12). Voilà l’essentiel : les technologies comme affirmation de la puissance et de la souveraineté de la Nation, et comme affirmation de sa pureté idéologique et culturelle. C’est la véritable signification qu’on doit donner de l’amendement Hunter. Dans ces temps de grande alarme, équivalente en gravité à la Grande Dépression, cette protection est fondamentale parce qu’elle concerne la substance de la Nation aujourd’hui menacée. On ne transigera pas. Les autres (les non-Américains) paieront le prix qu’il faut.
13). Cela sera d’autant plus le cas, répétons-le, qu’il s’agit plus de défendre les technologies que les armements. Dans les conceptions américaines, si l’on peut concevoir à l’extrême une “coopération” (à l’américaine) pour les armements, la technologie est par contre quelque chose d’exclusif à l’Amérique. Il sera donc d’autant plus facile d’écarter tout soupçon de réelle “coopération” qu’on se trouve dans un domaine qui en est son antinomie.

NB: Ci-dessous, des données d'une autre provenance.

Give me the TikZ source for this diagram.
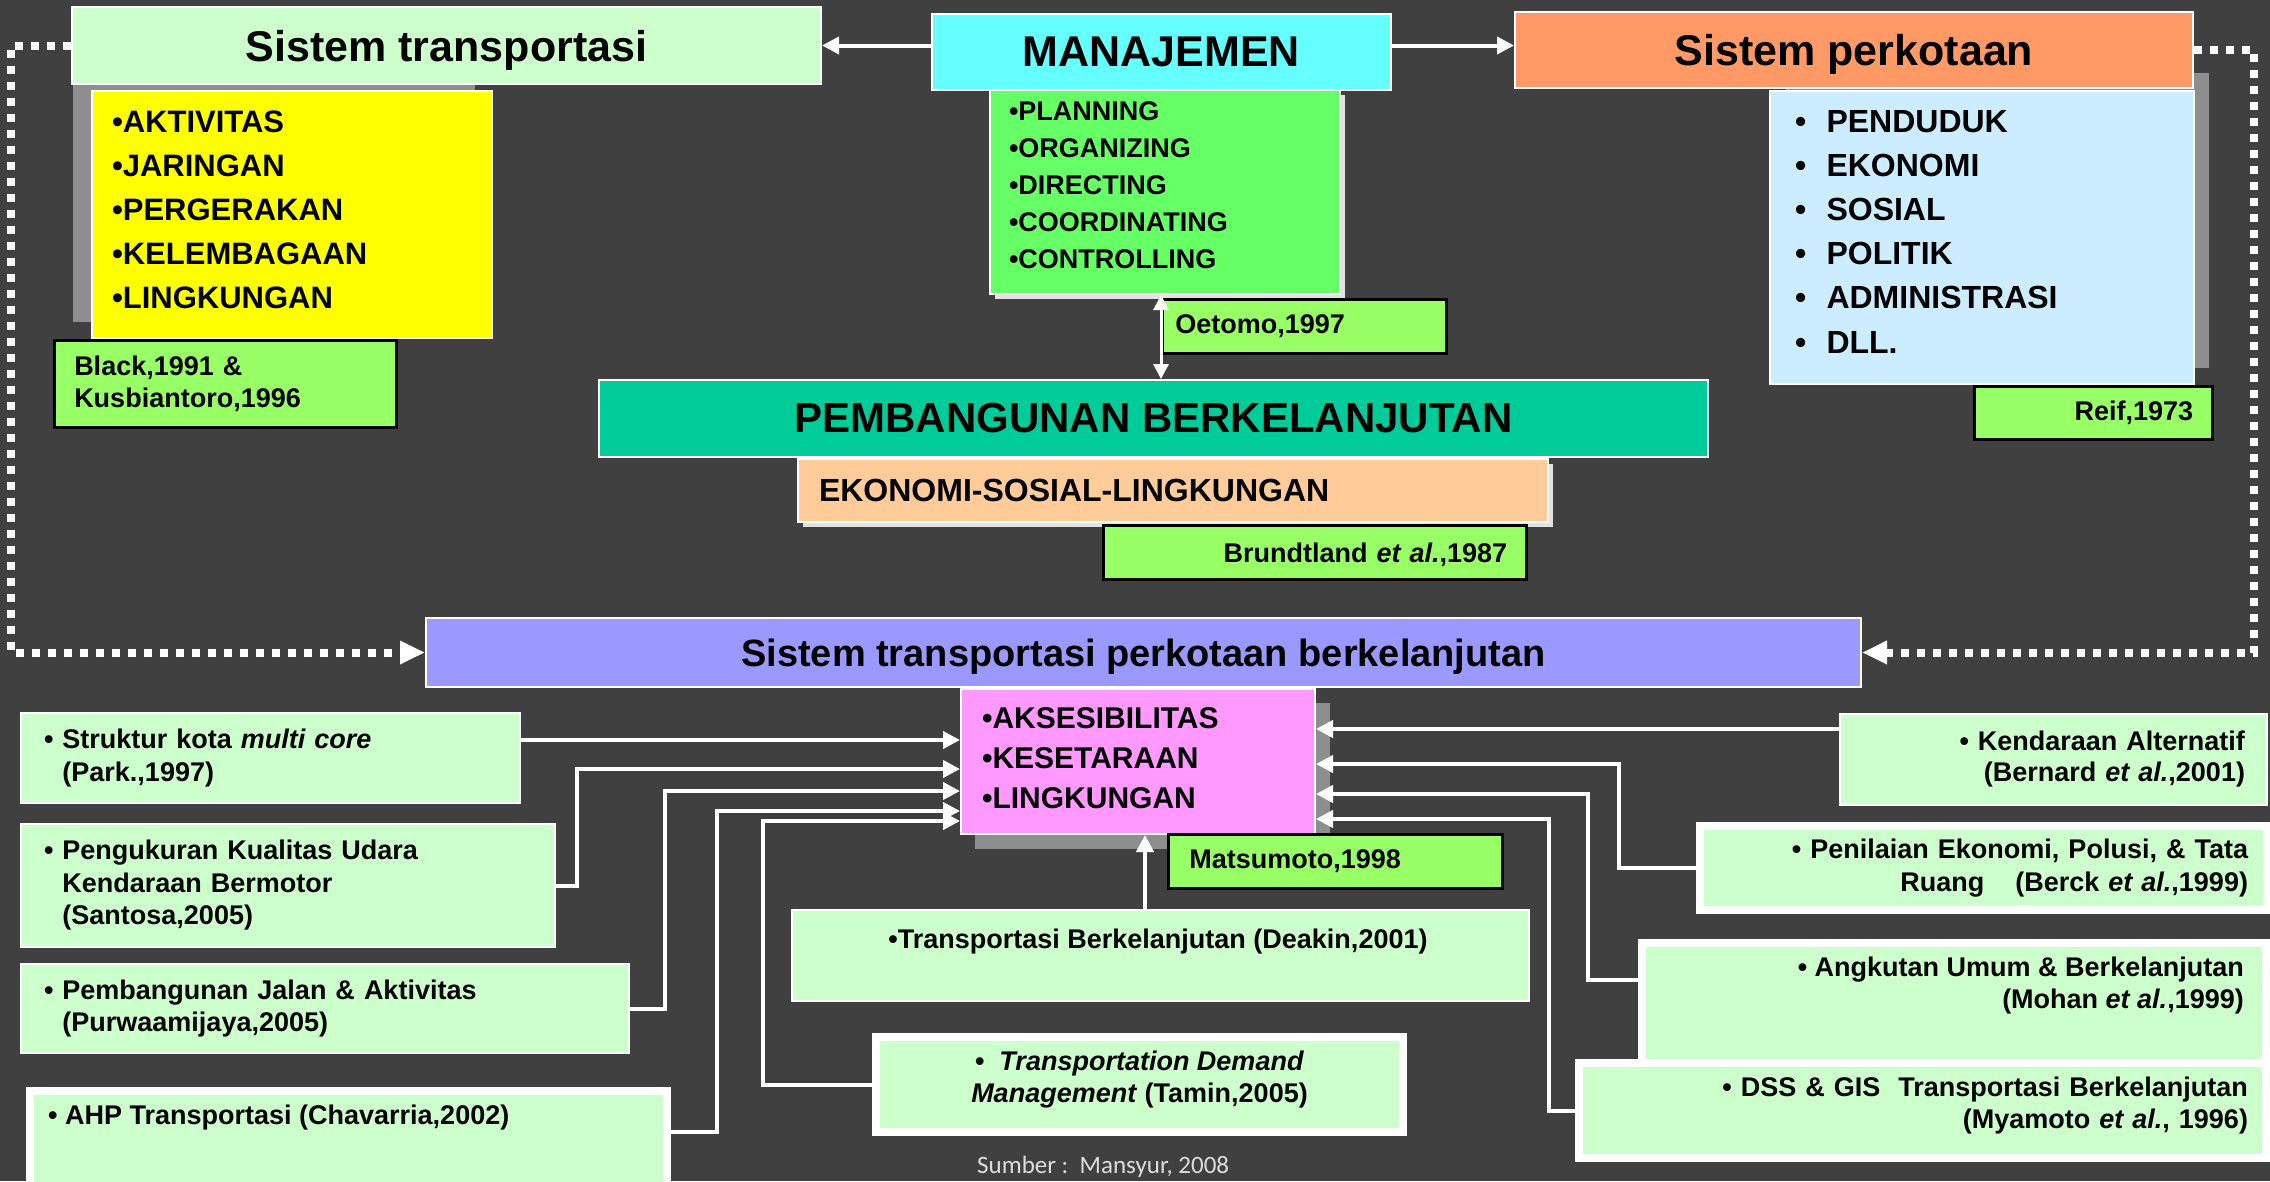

14). La soi-disant coopération va se traduire par des rapports classiques d’achats et de ventes sans compromission d’aucun engagement du côté américain. Les programmes de coopération seront des programmes US hyper-centralisés auxquels on tentera d’adjoindre des partenaires non-US au cas par cas, en bilatéral même si le cadre est présenté sous l’étiquette joyeuse de “multilatéral”. Les transferts seront réduits aux acquêts, et encore. Ceux qui insisteront pour la coopération se verront enfermés dans une voie menant à l’américanisation, comme BAE aujourd’hui, rachetant des sociétés US sans avoir rien à dire sur leur orientation stratégique et d’ores et déjà qualifié par le ministre britannique de la défense Geoffrey Hoon, le 15 janvier 2003, de “no longer British”.
15). La conclusion sera paradoxalement optimiste parce qu’elle est énoncée d’un point de vue européen. Les directions politiques européennes sont en général (il y a des exceptions) d’une telle médiocrité et d’une telle corruption psychologique qu’elles n’ont aucune volonté politique. Elles se laissent totalement conduire par les événements. Ce sera le cas à nouveau : même les plus zélés atlantistes se heurtent de plus en plus au cadenas américain, au pont-levis américain brutalement levé et personne n’a l’habileté nécessaire pour sauver les relations transatlantiques. Parallèlement, le développement de la politique européenne de sécurité, lui aussi fatalité inéluctable dépassant le pouvoir de contrôle de nos directions (notamment pour son orientation autonome), pousse en fonction de l’attitude américaine à un renforcement des capacités existantes dans le cadre européen. D’un point de vue très pratique, on notera l’apparition spontanée, en-dehors des structures institutionnelles européennes en pleine crise, de formules efficaces : au niveau politico-militaire, la formule de la “nation-cadre” qui mène une opération, dont la réussite de l’opération Artemis au Congo en juin-septembre 2003 démontre la valeur ; au niveau des armements, le programme UCAV lancé par la France en juin 2003 et regroupant d’autres Européens.
16). Ainsi pourra-t-on observer pour en terminer que, paradoxalement, la “coopération transatlantique de l’armement” est indirectement le seul outil sérieux d’une consolidation européenne autonome des armements.